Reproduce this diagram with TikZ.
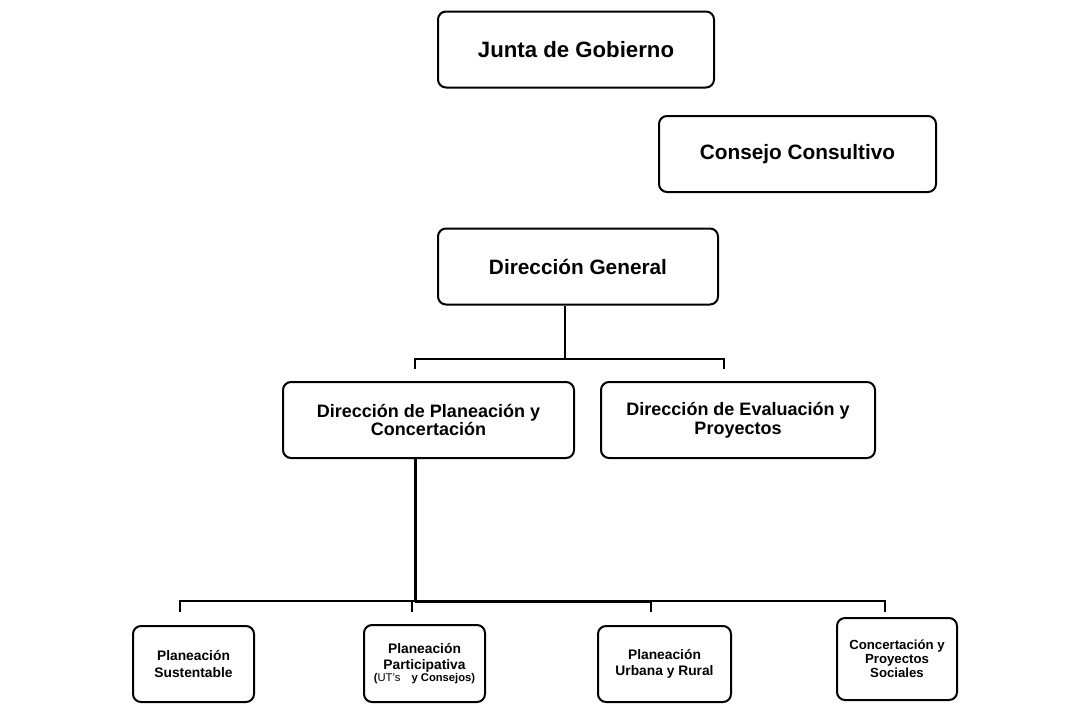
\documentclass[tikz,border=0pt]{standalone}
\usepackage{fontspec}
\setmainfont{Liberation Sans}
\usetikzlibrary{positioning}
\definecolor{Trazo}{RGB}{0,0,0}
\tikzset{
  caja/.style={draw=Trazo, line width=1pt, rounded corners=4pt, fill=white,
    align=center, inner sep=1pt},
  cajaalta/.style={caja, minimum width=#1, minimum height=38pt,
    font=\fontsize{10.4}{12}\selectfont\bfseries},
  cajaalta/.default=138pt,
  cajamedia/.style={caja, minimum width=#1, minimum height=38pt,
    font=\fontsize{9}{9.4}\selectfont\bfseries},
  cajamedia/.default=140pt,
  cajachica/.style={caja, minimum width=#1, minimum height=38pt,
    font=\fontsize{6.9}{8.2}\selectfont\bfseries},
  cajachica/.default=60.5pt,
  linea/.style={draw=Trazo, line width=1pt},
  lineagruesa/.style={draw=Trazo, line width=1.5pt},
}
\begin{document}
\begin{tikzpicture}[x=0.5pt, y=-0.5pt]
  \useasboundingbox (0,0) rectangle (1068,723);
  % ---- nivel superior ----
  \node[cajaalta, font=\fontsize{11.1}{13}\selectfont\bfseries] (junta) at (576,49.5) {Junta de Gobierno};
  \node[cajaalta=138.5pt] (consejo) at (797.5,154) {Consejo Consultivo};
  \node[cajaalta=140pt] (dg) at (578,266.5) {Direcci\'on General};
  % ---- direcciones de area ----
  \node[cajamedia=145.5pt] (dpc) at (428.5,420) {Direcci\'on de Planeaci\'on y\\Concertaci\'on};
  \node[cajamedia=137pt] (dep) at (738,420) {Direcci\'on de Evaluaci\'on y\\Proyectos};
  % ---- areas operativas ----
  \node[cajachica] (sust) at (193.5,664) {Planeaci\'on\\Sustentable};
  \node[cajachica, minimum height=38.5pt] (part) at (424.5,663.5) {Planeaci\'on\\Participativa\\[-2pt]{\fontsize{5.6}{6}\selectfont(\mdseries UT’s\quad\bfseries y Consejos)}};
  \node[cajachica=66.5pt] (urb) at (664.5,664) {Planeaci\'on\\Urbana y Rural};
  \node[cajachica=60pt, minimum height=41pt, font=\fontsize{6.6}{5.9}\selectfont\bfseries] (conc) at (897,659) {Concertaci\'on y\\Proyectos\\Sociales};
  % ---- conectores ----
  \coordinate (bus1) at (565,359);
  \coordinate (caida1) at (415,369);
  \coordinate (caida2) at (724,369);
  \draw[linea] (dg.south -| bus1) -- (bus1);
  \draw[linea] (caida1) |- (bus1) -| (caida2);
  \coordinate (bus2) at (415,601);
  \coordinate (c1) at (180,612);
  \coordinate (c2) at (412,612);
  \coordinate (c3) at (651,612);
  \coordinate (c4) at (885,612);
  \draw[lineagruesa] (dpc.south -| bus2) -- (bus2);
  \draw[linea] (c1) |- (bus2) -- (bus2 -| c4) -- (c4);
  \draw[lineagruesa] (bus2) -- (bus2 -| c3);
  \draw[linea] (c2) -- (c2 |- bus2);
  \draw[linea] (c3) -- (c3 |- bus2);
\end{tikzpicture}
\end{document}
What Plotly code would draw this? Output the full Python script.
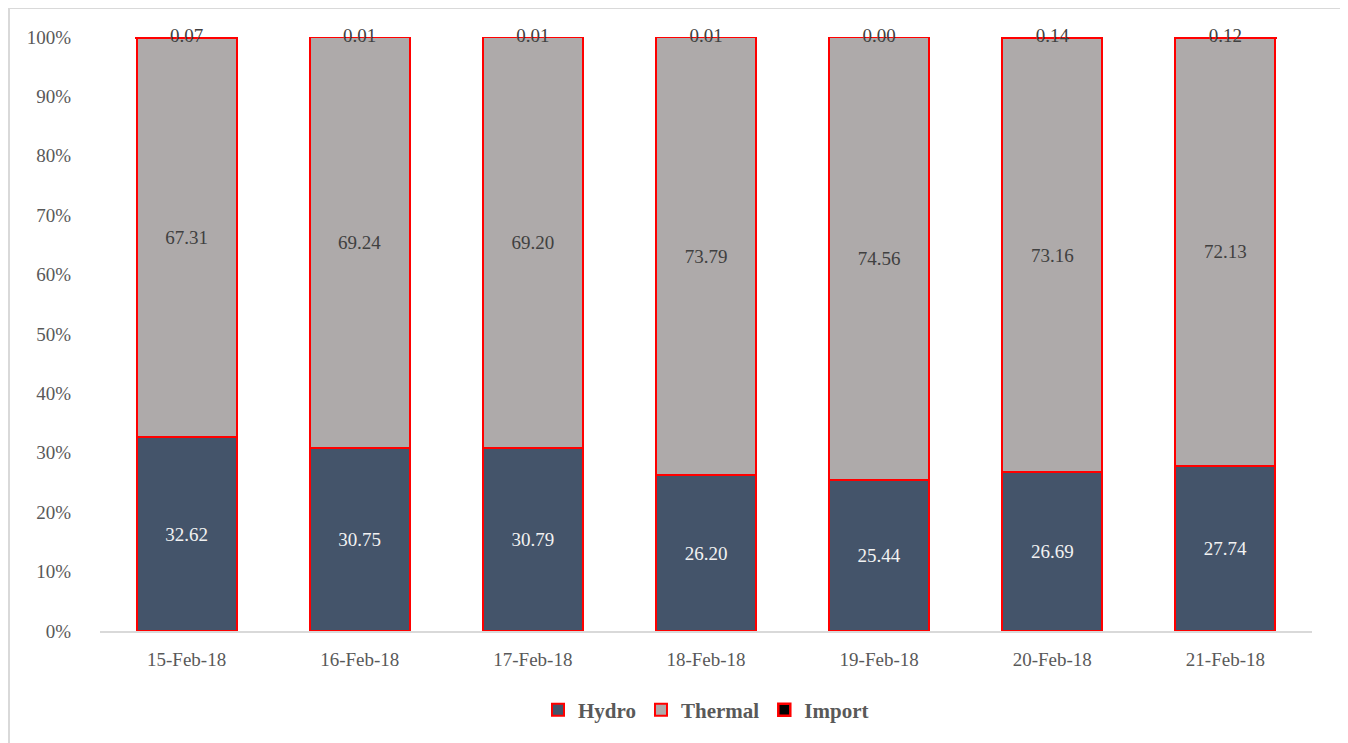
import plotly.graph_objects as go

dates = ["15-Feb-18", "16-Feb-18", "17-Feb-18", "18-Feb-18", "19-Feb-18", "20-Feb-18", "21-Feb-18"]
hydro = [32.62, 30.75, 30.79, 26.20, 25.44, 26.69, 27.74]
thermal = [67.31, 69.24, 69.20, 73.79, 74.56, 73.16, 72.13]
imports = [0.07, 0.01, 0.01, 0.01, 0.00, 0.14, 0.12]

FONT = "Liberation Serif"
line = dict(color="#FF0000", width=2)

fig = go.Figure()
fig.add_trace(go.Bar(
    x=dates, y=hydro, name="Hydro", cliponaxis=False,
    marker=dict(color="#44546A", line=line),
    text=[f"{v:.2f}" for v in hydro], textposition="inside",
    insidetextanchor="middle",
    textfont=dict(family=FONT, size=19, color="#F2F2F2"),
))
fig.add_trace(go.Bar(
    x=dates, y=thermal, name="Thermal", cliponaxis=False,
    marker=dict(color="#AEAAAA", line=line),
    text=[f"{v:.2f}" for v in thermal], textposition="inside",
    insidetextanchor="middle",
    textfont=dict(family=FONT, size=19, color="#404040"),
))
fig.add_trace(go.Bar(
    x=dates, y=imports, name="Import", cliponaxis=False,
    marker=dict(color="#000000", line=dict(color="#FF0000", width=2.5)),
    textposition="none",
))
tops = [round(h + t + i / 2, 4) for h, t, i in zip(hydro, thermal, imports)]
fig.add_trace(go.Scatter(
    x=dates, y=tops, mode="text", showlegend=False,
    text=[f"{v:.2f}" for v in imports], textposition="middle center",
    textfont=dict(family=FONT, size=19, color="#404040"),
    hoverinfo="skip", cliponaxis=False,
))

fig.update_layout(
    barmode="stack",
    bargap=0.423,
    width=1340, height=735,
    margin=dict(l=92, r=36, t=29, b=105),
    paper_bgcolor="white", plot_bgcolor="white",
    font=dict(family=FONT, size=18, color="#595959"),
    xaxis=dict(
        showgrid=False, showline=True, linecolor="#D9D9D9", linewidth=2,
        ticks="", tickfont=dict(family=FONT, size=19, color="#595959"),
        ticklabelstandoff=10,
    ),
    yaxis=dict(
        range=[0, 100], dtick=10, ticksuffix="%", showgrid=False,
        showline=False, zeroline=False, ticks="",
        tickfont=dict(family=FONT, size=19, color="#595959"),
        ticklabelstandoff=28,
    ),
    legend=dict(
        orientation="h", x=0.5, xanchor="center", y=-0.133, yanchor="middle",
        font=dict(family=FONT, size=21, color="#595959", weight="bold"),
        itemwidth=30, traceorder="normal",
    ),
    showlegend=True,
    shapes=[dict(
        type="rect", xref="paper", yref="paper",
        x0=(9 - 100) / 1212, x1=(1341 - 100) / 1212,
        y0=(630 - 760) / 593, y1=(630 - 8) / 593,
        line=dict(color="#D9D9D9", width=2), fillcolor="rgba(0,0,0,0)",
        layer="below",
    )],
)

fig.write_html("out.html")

________________

» Short exercise: Return the whole listing, word for word, and leave out every picture.

» The answer:
Reproduce this diagram with TikZ.
\documentclass[tikz,border=0pt]{standalone}
\usepackage{fontspec}
\setmainfont{Liberation Sans}
\usetikzlibrary{positioning}
\definecolor{Trazo}{RGB}{0,0,0}
\tikzset{
  caja/.style={draw=Trazo, line width=1pt, rounded corners=4pt, fill=white,
    align=center, inner sep=1pt},
  cajaalta/.style={caja, minimum width=#1, minimum height=38pt,
    font=\fontsize{10.4}{12}\selectfont\bfseries},
  cajaalta/.default=138pt,
  cajamedia/.style={caja, minimum width=#1, minimum height=38pt,
    font=\fontsize{9}{9.4}\selectfont\bfseries},
  cajamedia/.default=140pt,
  cajachica/.style={caja, minimum width=#1, minimum height=38pt,
    font=\fontsize{6.9}{8.2}\selectfont\bfseries},
  cajachica/.default=60.5pt,
  linea/.style={draw=Trazo, line width=1pt},
  lineagruesa/.style={draw=Trazo, line width=1.5pt},
}
\begin{document}
\begin{tikzpicture}[x=0.5pt, y=-0.5pt]
  \useasboundingbox (0,0) rectangle (1068,723);
  % ---- nivel superior ----
  \node[cajaalta, font=\fontsize{11.1}{13}\selectfont\bfseries] (junta) at (576,49.5) {Junta de Gobierno};
  \node[cajaalta=138.5pt] (consejo) at (797.5,154) {Consejo Consultivo};
  \node[cajaalta=140pt] (dg) at (578,266.5) {Direcci\'on General};
  % ---- direcciones de area ----
  \node[cajamedia=145.5pt] (dpc) at (428.5,420) {Direcci\'on de Planeaci\'on y\\Concertaci\'on};
  \node[cajamedia=137pt] (dep) at (738,420) {Direcci\'on de Evaluaci\'on y\\Proyectos};
  % ---- areas operativas ----
  \node[cajachica] (sust) at (193.5,664) {Planeaci\'on\\Sustentable};
  \node[cajachica, minimum height=38.5pt] (part) at (424.5,663.5) {Planeaci\'on\\Participativa\\[-2pt]{\fontsize{5.6}{6}\selectfont(\mdseries UT’s\quad\bfseries y Consejos)}};
  \node[cajachica=66.5pt] (urb) at (664.5,664) {Planeaci\'on\\Urbana y Rural};
  \node[cajachica=60pt, minimum height=41pt, font=\fontsize{6.6}{5.9}\selectfont\bfseries] (conc) at (897,659) {Concertaci\'on y\\Proyectos\\Sociales};
  % ---- conectores ----
  \coordinate (bus1) at (565,359);
  \coordinate (caida1) at (415,369);
  \coordinate (caida2) at (724,369);
  \draw[linea] (dg.south -| bus1) -- (bus1);
  \draw[linea] (caida1) |- (bus1) -| (caida2);
  \coordinate (bus2) at (415,601);
  \coordinate (c1) at (180,612);
  \coordinate (c2) at (412,612);
  \coordinate (c3) at (651,612);
  \coordinate (c4) at (885,612);
  \draw[lineagruesa] (dpc.south -| bus2) -- (bus2);
  \draw[linea] (c1) |- (bus2) -- (bus2 -| c4) -- (c4);
  \draw[lineagruesa] (bus2) -- (bus2 -| c3);
  \draw[linea] (c2) -- (c2 |- bus2);
  \draw[linea] (c3) -- (c3 |- bus2);
\end{tikzpicture}
\end{document}
What Plotly code would draw this? Output the full Python script.
import plotly.graph_objects as go

dates = ["15-Feb-18", "16-Feb-18", "17-Feb-18", "18-Feb-18", "19-Feb-18", "20-Feb-18", "21-Feb-18"]
hydro = [32.62, 30.75, 30.79, 26.20, 25.44, 26.69, 27.74]
thermal = [67.31, 69.24, 69.20, 73.79, 74.56, 73.16, 72.13]
imports = [0.07, 0.01, 0.01, 0.01, 0.00, 0.14, 0.12]

FONT = "Liberation Serif"
line = dict(color="#FF0000", width=2)

fig = go.Figure()
fig.add_trace(go.Bar(
    x=dates, y=hydro, name="Hydro", cliponaxis=False,
    marker=dict(color="#44546A", line=line),
    text=[f"{v:.2f}" for v in hydro], textposition="inside",
    insidetextanchor="middle",
    textfont=dict(family=FONT, size=19, color="#F2F2F2"),
))
fig.add_trace(go.Bar(
    x=dates, y=thermal, name="Thermal", cliponaxis=False,
    marker=dict(color="#AEAAAA", line=line),
    text=[f"{v:.2f}" for v in thermal], textposition="inside",
    insidetextanchor="middle",
    textfont=dict(family=FONT, size=19, color="#404040"),
))
fig.add_trace(go.Bar(
    x=dates, y=imports, name="Import", cliponaxis=False,
    marker=dict(color="#000000", line=dict(color="#FF0000", width=2.5)),
    textposition="none",
))
tops = [round(h + t + i / 2, 4) for h, t, i in zip(hydro, thermal, imports)]
fig.add_trace(go.Scatter(
    x=dates, y=tops, mode="text", showlegend=False,
    text=[f"{v:.2f}" for v in imports], textposition="middle center",
    textfont=dict(family=FONT, size=19, color="#404040"),
    hoverinfo="skip", cliponaxis=False,
))

fig.update_layout(
    barmode="stack",
    bargap=0.423,
    width=1340, height=735,
    margin=dict(l=92, r=36, t=29, b=105),
    paper_bgcolor="white", plot_bgcolor="white",
    font=dict(family=FONT, size=18, color="#595959"),
    xaxis=dict(
        showgrid=False, showline=True, linecolor="#D9D9D9", linewidth=2,
        ticks="", tickfont=dict(family=FONT, size=19, color="#595959"),
        ticklabelstandoff=10,
    ),
    yaxis=dict(
        range=[0, 100], dtick=10, ticksuffix="%", showgrid=False,
        showline=False, zeroline=False, ticks="",
        tickfont=dict(family=FONT, size=19, color="#595959"),
        ticklabelstandoff=28,
    ),
    legend=dict(
        orientation="h", x=0.5, xanchor="center", y=-0.133, yanchor="middle",
        font=dict(family=FONT, size=21, color="#595959", weight="bold"),
        itemwidth=30, traceorder="normal",
    ),
    showlegend=True,
    shapes=[dict(
        type="rect", xref="paper", yref="paper",
        x0=(9 - 100) / 1212, x1=(1341 - 100) / 1212,
        y0=(630 - 760) / 593, y1=(630 - 8) / 593,
        line=dict(color="#D9D9D9", width=2), fillcolor="rgba(0,0,0,0)",
        layer="below",
    )],
)

fig.write_html("out.html")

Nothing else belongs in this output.